CHICAGO — At a time when most investment professionals are preoccupied with the fiscal peril in Washington, Liz Ann Sonders envisions an economic recovery that will be built, literally, with four walls.
Just as it helped trigger the Great Recession, housing also is serving as the lynchpin to growth ahead, said Sonders, chief investment strategist at Charles Schwab.
"People are still underestimating the impact that this is going to have," she said at the Schwab Impact 2012 conference, where thousands of investment professionals are gathering to chart an uncertain future in financial markets. "What people are underestimating is the ripple effect of confidence."
While its growth has been far from parabolic, housing has survived what Sonders described as "the third consecutive growth scare" this summer that centered not only on the European debt crisis but also on the slew of fiscal issues facing the U.S. (Read More: Housing Still Precarious in Obama's Second Term)
The country is wallowing through another year of budget deficits in excess of $1 trillion and national debt that has exceeded the $16 trillion mark.
What's more, if Congress and President Barack Obama fail to reach deficit-reduction targets, the nation faces going over what Federal Reserve Chairman Ben Bernanke has labeled the "fiscal cliff."
That entails a round of tax hikes and spending cuts that automatically goes into effect in 2013 and, if not averted, likely would send the U.S. back into recession.

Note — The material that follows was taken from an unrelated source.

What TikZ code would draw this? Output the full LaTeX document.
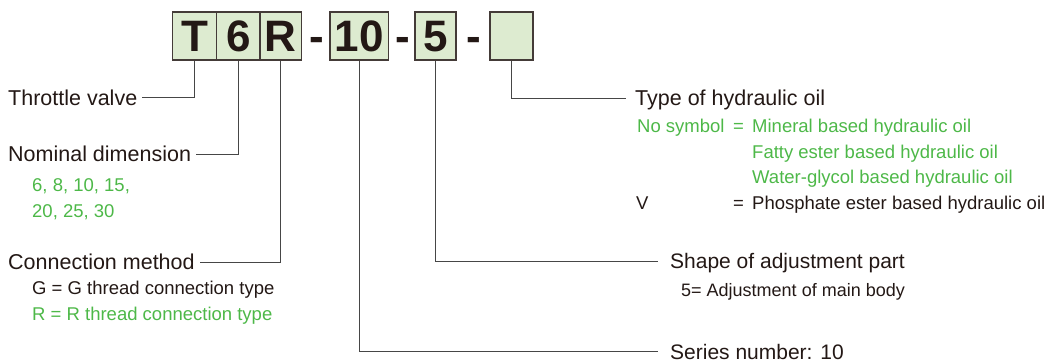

Sonders said it's vital to avoid the cliff, particularly at a time when housing is improving and as the U.S. can't rely on developing economies for its growth. (Read More: 'Fiscal Cliff' Mess Is a 'Grand Canyon': Bill Gross)
"We are the cleanest shirt in a pile of dirty laundry," she said in describing the state of the U.S. economy. "It's not stellar growth, but certainly the trajectory has improved relative to the rest of the world."
Sonders points to a slew of indicators — builder confidence, home prices and household formation among them — to show that the real estate market is showing steady progress, albeit gradual.
The Census Bureau recently reported that 1.12 million new households were formed over the past year, a turnaround from the post-recession years though not yet fast enough to make up for the households lost during the downturn.
Household formation fell during the recession as many young adults moved back in with their parents, a trend that has begun to turn.
As for builder confidence, a popular index measuring sentiment is still at levels indicating a weak market, but on the other hand is at its highest level in more than six years.
"Just about every metric in housing is starting to turn here," she said. "We're finally having a surge in household formation. We have the right kind of supply and demand balance."
Still, Sonders knows the economy faces a number of other challenges — the fiscal cliff and all the rest.
"I still see some concerns in the long term," she said. "We have a lot of traction we have to get in the near term."